Although opposed to the papist policies of James II, Frampton refused to take the oaths to William and Mary. After their accession to the throne he withdrew to the country and awaited his deprivation. He was suspended from his position from 1 February until 1 August 1689, when the seven bishops who refused the oaths were deprived [see also Nonjuring bishops]. Like Thomas Ken, he was a moderate nonjuror. He did not actively participate in the nonjuring activities of some of his fellow nonjuror bishops, strongly disapproving of the consecrations of George Hickes and Thomas Wagstaffe as bishops in a new nonjuring line. Unlike Hickes he did not consider the established church to be schismatic. Though he could not take the oaths he still considered himself a member of the established church. Therefore, while no longer able to serve as bishop, he was allowed to return to his living at Standish, Gloucestershire, officiating there as his conscience allowed, reading the service, preaching, and catechizing the young. Although he refused to say prayers for the reigning monarchs he was not an active Jacobite. None the less, his attempts to raise funds to assist nonjuring clergy put him under suspicion in
1696 after a plot to assassinate William III was discovered; he was arrested and imprisoned in the Tower and then released soon after when no evidence was found of his complicity in the plot.

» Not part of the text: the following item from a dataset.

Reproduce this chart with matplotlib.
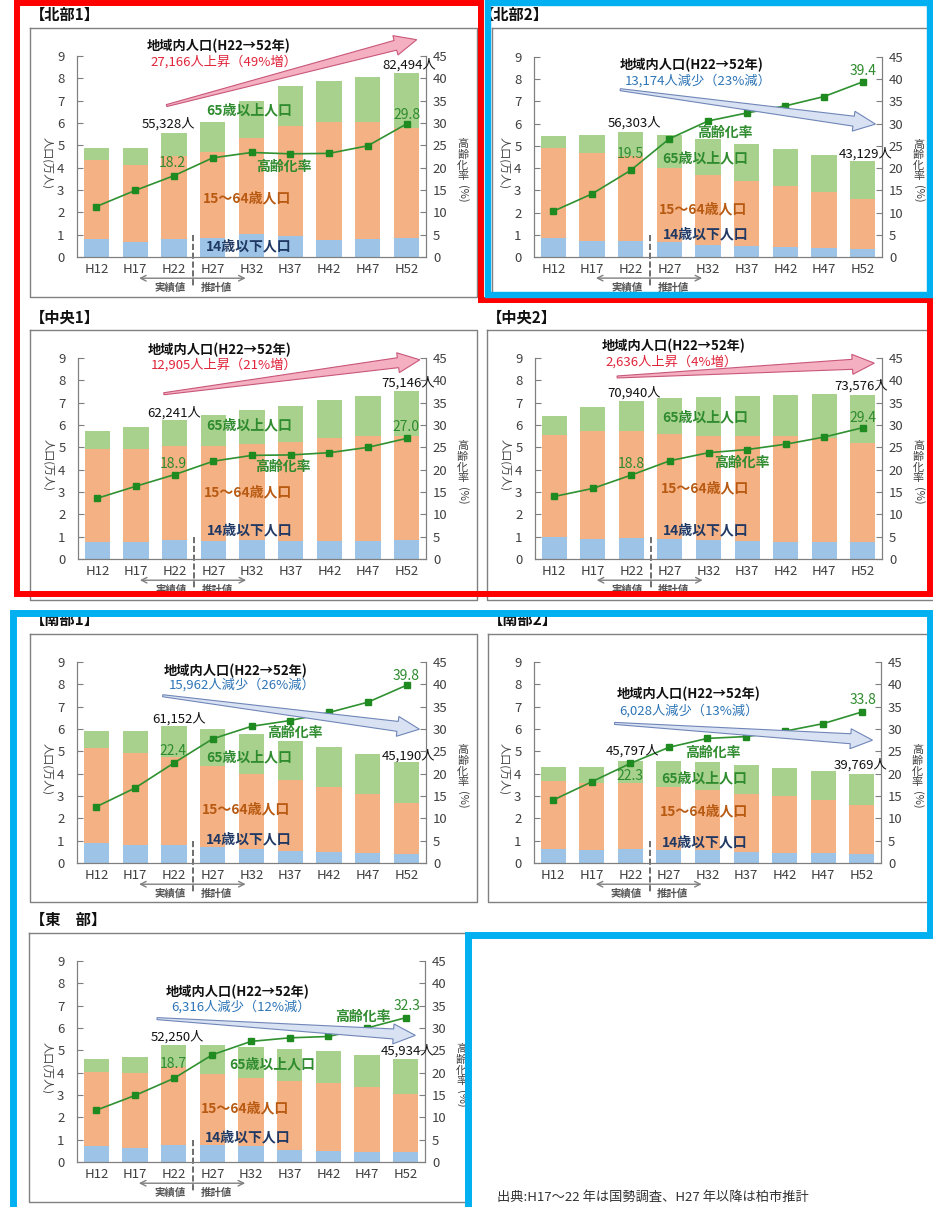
import matplotlib
matplotlib.use('Agg')
import matplotlib.pyplot as plt
from matplotlib.patches import Polygon
import numpy as np

plt.rcParams['font.family'] = ['Noto Sans CJK JP', 'DejaVu Sans']

years = ['H12', 'H17', 'H22', 'H27', 'H32', 'H37', 'H42', 'H47', 'H52']

# values in 万人 (stack: 14歳以下 / 15～64歳 / 65歳以上) and 高齢化率 in %
hokubu1_young = [0.81, 0.67, 0.81, 0.87, 1.04, 0.94, 0.75, 0.81, 0.87]
hokubu1_work = [3.55, 3.45, 3.70, 3.82, 4.30, 4.94, 5.31, 5.25, 4.91]
hokubu1_old = [0.54, 0.75, 1.02, 1.37, 1.63, 1.76, 1.84, 2.01, 2.47]
hokubu1_rate = [11.3, 14.9, 18.2, 22.2, 23.4, 23.1, 23.2, 24.9, 29.8]
hokubu1_totals = ['55,328人', '82,494人']
hokubu1_change = '27,166人上昇（49%増）'

hokubu2_young = [0.87, 0.70, 0.72, 0.67, 0.55, 0.51, 0.45, 0.39, 0.34]
hokubu2_work = [4.03, 3.99, 3.81, 3.35, 3.14, 2.93, 2.76, 2.55, 2.26]
hokubu2_old = [0.56, 0.80, 1.10, 1.47, 1.63, 1.64, 1.66, 1.66, 1.71]
hokubu2_rate = [10.3, 14.2, 19.5, 26.6, 30.6, 32.4, 34.0, 36.1, 39.4]
hokubu2_totals = ['56,303人', '43,129人']
hokubu2_change = '13,174人減少（23%減）'

chuo1_young = [0.76, 0.76, 0.84, 0.82, 0.84, 0.81, 0.81, 0.82, 0.85]
chuo1_work = [4.16, 4.16, 4.20, 4.22, 4.32, 4.45, 4.60, 4.70, 4.64]
chuo1_old = [0.79, 0.98, 1.18, 1.40, 1.51, 1.60, 1.71, 1.79, 2.02]
chuo1_rate = [13.6, 16.3, 18.9, 21.9, 23.2, 23.3, 23.8, 25.0, 27.0]
chuo1_totals = ['62,241人', '75,146人']
chuo1_change = '12,905人上昇（21%増）'

chuo2_young = [0.97, 0.91, 0.96, 0.88, 0.85, 0.82, 0.78, 0.76, 0.75]
chuo2_work = [4.56, 4.80, 4.78, 4.73, 4.67, 4.68, 4.71, 4.65, 4.44]
chuo2_old = [0.88, 1.09, 1.35, 1.59, 1.73, 1.78, 1.86, 1.97, 2.17]
chuo2_rate = [14.0, 15.8, 18.8, 22.0, 23.8, 24.5, 25.7, 27.3, 29.4]
chuo2_totals = ['70,940人', '73,576人']
chuo2_change = '2,636人上昇（4%増）'

nanbu1_young = [0.91, 0.81, 0.79, 0.70, 0.61, 0.54, 0.49, 0.45, 0.40]
nanbu1_work = [4.22, 4.11, 3.96, 3.63, 3.39, 3.17, 2.93, 2.64, 2.30]
nanbu1_old = [0.79, 1.00, 1.37, 1.67, 1.76, 1.76, 1.77, 1.77, 1.82]
nanbu1_rate = [12.6, 16.8, 22.4, 27.8, 30.6, 31.9, 33.7, 36.0, 39.8]
nanbu1_totals = ['61,152人', '45,190人']
nanbu1_change = '15,962人減少（26%減）'

nanbu2_young = [0.64, 0.57, 0.63, 0.57, 0.57, 0.49, 0.46, 0.43, 0.40]
nanbu2_work = [3.04, 2.99, 2.93, 2.82, 2.69, 2.62, 2.54, 2.40, 2.21]
nanbu2_old = [0.60, 0.76, 1.02, 1.18, 1.24, 1.27, 1.26, 1.30, 1.37]
nanbu2_rate = [14.1, 18.2, 22.3, 25.9, 27.9, 28.3, 29.5, 31.2, 33.8]
nanbu2_totals = ['45,797人', '39,769人']
nanbu2_change = '6,028人減少（13%減）'

tobu_young = [0.72, 0.64, 0.75, 0.78, 0.72, 0.54, 0.51, 0.46, 0.43]
tobu_work = [3.31, 3.35, 3.50, 3.16, 3.06, 3.10, 3.01, 2.91, 2.61]
tobu_old = [0.57, 0.73, 0.98, 1.30, 1.37, 1.42, 1.44, 1.41, 1.55]
tobu_rate = [11.6, 14.9, 18.7, 24.0, 27.0, 27.8, 28.1, 30.0, 32.3]
tobu_totals = ['52,250人', '45,934人']
tobu_change = '6,316人減少（12%減）'

C_YOUNG = '#9DC3E6'
C_WORK = '#F4B183'
C_OLD = '#A9D18E'
C_LINE = '#2F9130'
C_GREEN_TXT = '#2E8B2E'
C_AXIS = '#7F7F7F'
C_TXT = '#404040'

W, H = 933, 1207
fig = plt.figure(figsize=(W / 100, H / 100), dpi=100)
fig.patch.set_facecolor('white')

# overlay in pixel coordinates (drawn on top): arrows, frames, titles, borders
ov = fig.add_axes([0, 0, 1, 1], zorder=10)
ov.set_xlim(0, W)
ov.set_ylim(H, 0)
ov.axis('off')
ov.patch.set_alpha(0)


def px_axes(l, t, r, b):
    return fig.add_axes([l / W, 1 - b / H, (r - l) / W, (b - t) / H])


def to_px(ax, pt):
    disp = ax.transData.transform(pt)
    return ov.transData.inverted().transform(disp)


def wedge_arrow(p0, p1, fc, ec, tail_w=2, shaft_w=10, head_w=20, head_len=22):
    p0, p1 = np.asarray(p0), np.asarray(p1)
    d = (p1 - p0) / np.hypot(*(p1 - p0))
    n = np.array([-d[1], d[0]])
    base = p1 - d * head_len
    pts = [p0 + n * tail_w / 2, base + n * shaft_w / 2, base + n * head_w / 2, p1,
           base - n * head_w / 2, base - n * shaft_w / 2, p0 - n * tail_w / 2]
    ov.add_patch(Polygon(pts, closed=True, fc=fc, ec=ec, lw=0.8, zorder=1))


def draw_panel(box, young, work, old, rate, totals, change, increase, lay):
    ax = px_axes(*box)
    x = np.arange(len(years))
    ax.bar(x, young, 0.65, color=C_YOUNG, zorder=2)
    ax.bar(x, work, 0.65, bottom=young, color=C_WORK, zorder=2)
    ax.bar(x, old, 0.65, bottom=np.add(young, work), color=C_OLD, zorder=2)
    ax.set_xlim(-0.5, 8.5)
    ax.set_ylim(0, 9)
    ax.set_yticks(range(10))
    ax.set_xticks(x, years)
    ax.tick_params(axis='y', direction='in', length=4, color=C_AXIS,
                   labelsize=9.5, labelcolor=C_TXT, pad=9)
    ax.tick_params(axis='x', length=0, labelsize=9.5, labelcolor=C_TXT, pad=4)
    ax.spines['top'].set_visible(False)
    for s in ['left', 'bottom', 'right']:
        ax.spines[s].set_color(C_AXIS)

    ax2 = ax.twinx()
    ax2.set_ylim(0, 45)
    ax2.set_yticks(range(0, 46, 5))
    ax2.tick_params(axis='y', direction='in', length=4, color=C_AXIS,
                    labelsize=9.5, labelcolor=C_TXT, pad=5)
    ax2.spines['top'].set_visible(False)
    for s in ['left', 'bottom', 'right']:
        ax2.spines[s].set_color(C_AXIS)
    ax2.plot(x, rate, color=C_LINE, lw=1.2, marker='s', ms=5,
             mfc='#1F8A1F', mec='#1F8A1F', zorder=3)

    T = ax.transData
    # y-axis labels
    ax.text(-0.086, 0.47, '人口(万人)', transform=ax.transAxes, rotation=-90,
            ha='center', va='center', fontsize=8, color=C_TXT)
    ax.text(1.105, 0.585, '高\n齢\n化\n率', transform=ax.transAxes,
            ha='center', va='top', fontsize=8, linespacing=1.05, color=C_TXT)
    ax.text(1.105, 0.36, '(%)', transform=ax.transAxes, rotation=-90,
            ha='center', va='top', fontsize=8, color=C_TXT)

    # trend arrow
    if increase:
        afc, aec, ctxt = '#F4AFC1', '#C9577A', '#E0243A'
    else:
        afc, aec, ctxt = '#D9E2F3', '#7086B8', '#2E75B6'
    a0, a1 = lay['arrow']
    wedge_arrow(to_px(ax, a0), to_px(ax, a1), afc, aec)

    def txt(key, s, **kw):
        kw.setdefault('fontsize', 9.5)
        ax2.text(*lay[key], s, transform=T, ha='center', va='center',
                 zorder=5, clip_on=False, **kw)

    txt('head', '地域内人口(H22→52年)', fontweight='bold', color='#111111')
    txt('change', change, color=ctxt)
    txt('start', totals[0], color='#111111')
    txt('end', totals[1], color='#111111')
    txt('old', '65歳以上人口', fontweight='bold', fontsize=10, color=C_GREEN_TXT)
    txt('work', '15～64歳人口', fontweight='bold', fontsize=10, color='#B85A12')
    txt('kid', '14歳以下人口', fontweight='bold', fontsize=10, color='#1F3864')
    txt('ratelab', '高齢化率', fontweight='bold', fontsize=10, color=C_GREEN_TXT)
    txt('r22', f'{rate[2]:.1f}', color=C_GREEN_TXT, fontsize=10)
    txt('r52', f'{rate[8]:.1f}', color=C_GREEN_TXT, fontsize=10)

    # actual / projected marker
    ax.plot([2.5, 2.5], [1.0, -1.3], ls='--', color='#555555', lw=1.2,
            clip_on=False, zorder=5)
    for xe in (1.1, 3.85):
        ax.annotate('', xy=(xe, -0.95), xytext=(2.5, -0.95), xycoords='data',
                    arrowprops=dict(arrowstyle='->', color='#808080', lw=1,
                                    shrinkA=0, shrinkB=0),
                    annotation_clip=False)
    ax.text(1.9, -1.38, '実績値', ha='center', va='center', fontsize=7.5,
            fontweight='bold', color='#555555')
    ax.text(3.1, -1.38, '推計値', ha='center', va='center', fontsize=7.5,
            fontweight='bold', color='#555555')
    return ax


panels = [
    ((77, 56, 426, 257), hokubu1_young, hokubu1_work, hokubu1_old, hokubu1_rate,
     hokubu1_totals, hokubu1_change, True,
     dict(head=(3.15, 9.43), change=(3.28, 8.76), arrow=((1.81, 6.78), (8.26, 9.73)),
          start=(1.85, 5.94), end=(8.07, 8.58), old=(3.95, 6.57), work=(3.88, 2.61),
          kid=(3.93, 0.48), ratelab=(4.83, 4.03), r22=(1.97, 4.22), r52=(8.0, 6.37))),
    ((534, 57, 882, 257), hokubu2_young, hokubu2_work, hokubu2_old, hokubu2_rate,
     hokubu2_totals, hokubu2_change, False,
     dict(head=(3.58, 8.62), change=(3.75, 7.95), arrow=((1.73, 7.53), (8.33, 5.98)),
          start=(2.10, 6.04), end=(8.07, 4.63), old=(3.93, 4.44), work=(3.88, 2.12),
          kid=(3.93, 1.03), ratelab=(4.44, 5.59), r22=(1.99, 4.62), r52=(8.02, 8.37))),
    ((78, 358, 426, 559), chuo1_young, chuo1_work, chuo1_old, chuo1_rate,
     chuo1_totals, chuo1_change, True,
     dict(head=(3.15, 9.37), change=(3.28, 8.70), arrow=((1.72, 7.40), (8.34, 8.92)),
          start=(1.98, 6.53), end=(8.04, 7.88), old=(3.93, 5.98), work=(3.89, 2.97),
          kid=(3.95, 1.27), ratelab=(4.81, 4.14), r22=(1.97, 4.25), r52=(7.98, 5.89))),
    ((535, 358, 882, 559), chuo2_young, chuo2_work, chuo2_old, chuo2_rate,
     chuo2_totals, chuo2_change, True,
     dict(head=(3.10, 9.52), change=(3.05, 8.85), arrow=((1.63, 8.15), (8.30, 8.77)),
          start=(2.06, 7.43), end=(7.96, 7.76), old=(3.91, 6.35), work=(3.91, 3.14),
          kid=(3.93, 1.30), ratelab=(4.86, 4.32), r22=(2.0, 4.25), r52=(8.0, 6.31))),
    ((77, 662, 426, 863), nanbu1_young, nanbu1_work, nanbu1_old, nanbu1_rate,
     nanbu1_totals, nanbu1_change, False,
     dict(head=(3.58, 8.61), change=(3.75, 7.97), arrow=((1.71, 7.49), (8.33, 5.99)),
          start=(2.14, 6.44), end=(8.05, 4.80), old=(3.93, 4.75), work=(3.87, 2.38),
          kid=(3.93, 1.06), ratelab=(5.13, 5.84), r22=(1.97, 5.01), r52=(8.0, 8.37))),
    ((534, 662, 881, 863), nanbu2_young, nanbu2_work, nanbu2_old, nanbu2_rate,
     nanbu2_totals, nanbu2_change, False,
     dict(head=(3.51, 7.55), change=(3.53, 6.83), arrow=((1.59, 6.25), (8.28, 5.50)),
          start=(2.06, 5.01), end=(7.98, 4.38), old=(3.92, 3.81), work=(3.92, 2.29),
          kid=(3.92, 0.90), ratelab=(4.14, 4.95), r22=(2.0, 3.90), r52=(8.03, 7.29))),
    ((77, 961, 425, 1162), tobu_young, tobu_work, tobu_old, tobu_rate,
     tobu_totals, tobu_change, False,
     dict(head=(3.66, 7.61), change=(3.74, 6.94), arrow=((1.57, 6.42), (8.25, 5.67)),
          start=(2.09, 5.58), end=(8.06, 4.96), old=(4.56, 4.36), work=(3.85, 2.39),
          kid=(3.92, 1.10), ratelab=(6.89, 6.52), r22=(2.0, 4.40), r52=(8.04, 6.97))),
]

for p in panels:
    draw_panel(*p)

frames = [(30, 28, 477, 297), (492, 28, 935, 296), (30, 330, 477, 600),
          (487, 330, 935, 600), (30, 634, 477, 902), (488, 634, 935, 902),
          (29, 933, 470, 1202)]
for l, t, r, b in frames:
    ov.plot([l, r, r, l, l], [t, t, b, b, t], color='#808080', lw=1, zorder=2)

titles = [(30, 15, '【北部1】'), (479, 15, '【北部2】'), (30, 318, '【中央1】'),
          (487, 318, '【中央2】'), (30, 620, '【南部1】'), (488, 620, '【南部2】'),
          (30, 920, '【東　部】')]
for xt, yt, s in titles:
    ov.text(xt, yt, s, fontsize=11, fontweight='bold', va='center', ha='left',
            color='#111111', zorder=2)

ov.text(497, 1197, '出典:H17～22 年は国勢調査、H27 年以降は柏市推計', fontsize=9.5,
        va='center', ha='left', color='#333333')

RED, BLUE = '#FF0000', '#00B0F0'
ov.plot([17, 481, 481, 930, 930, 17, 17], [3, 3, 300, 300, 594, 594, 3],
        color=RED, lw=4.3, solid_joinstyle='miter', zorder=5)
ov.plot([930, 488, 488, 930, 930], [3, 3, 295, 295, 3],
        color=BLUE, lw=4.6, solid_joinstyle='miter', zorder=6)
ov.plot([13, 13, 930, 930, 468, 468], [1207, 613, 613, 935, 935, 1207],
        color=BLUE, lw=5, solid_joinstyle='miter', zorder=6)

fig.savefig('out.png', dpi=100)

After the death of James II, Queen Anne sought to bring Frampton back into the episcopate by appointing him to the see of Hereford.
Frampton declined, insisting that he be allowed to resume his duties as bishop of Gloucester, as he had never accepted his deprivation as lawful. In addition, he did not feel that he could take the new oaths any more than he could the old ones. Already near seventy at his deprivation he remained in relatively good health until his death at eighty-six, though the frailty of age kept him confined to his home at Standish. Six months before he died, he fell and broke two ribs.
Then in mid-March of 1708 he developed a fever, which led to his death at his home on Tuesday 25 May 1708. Later that week he was buried on the north side of Standish church.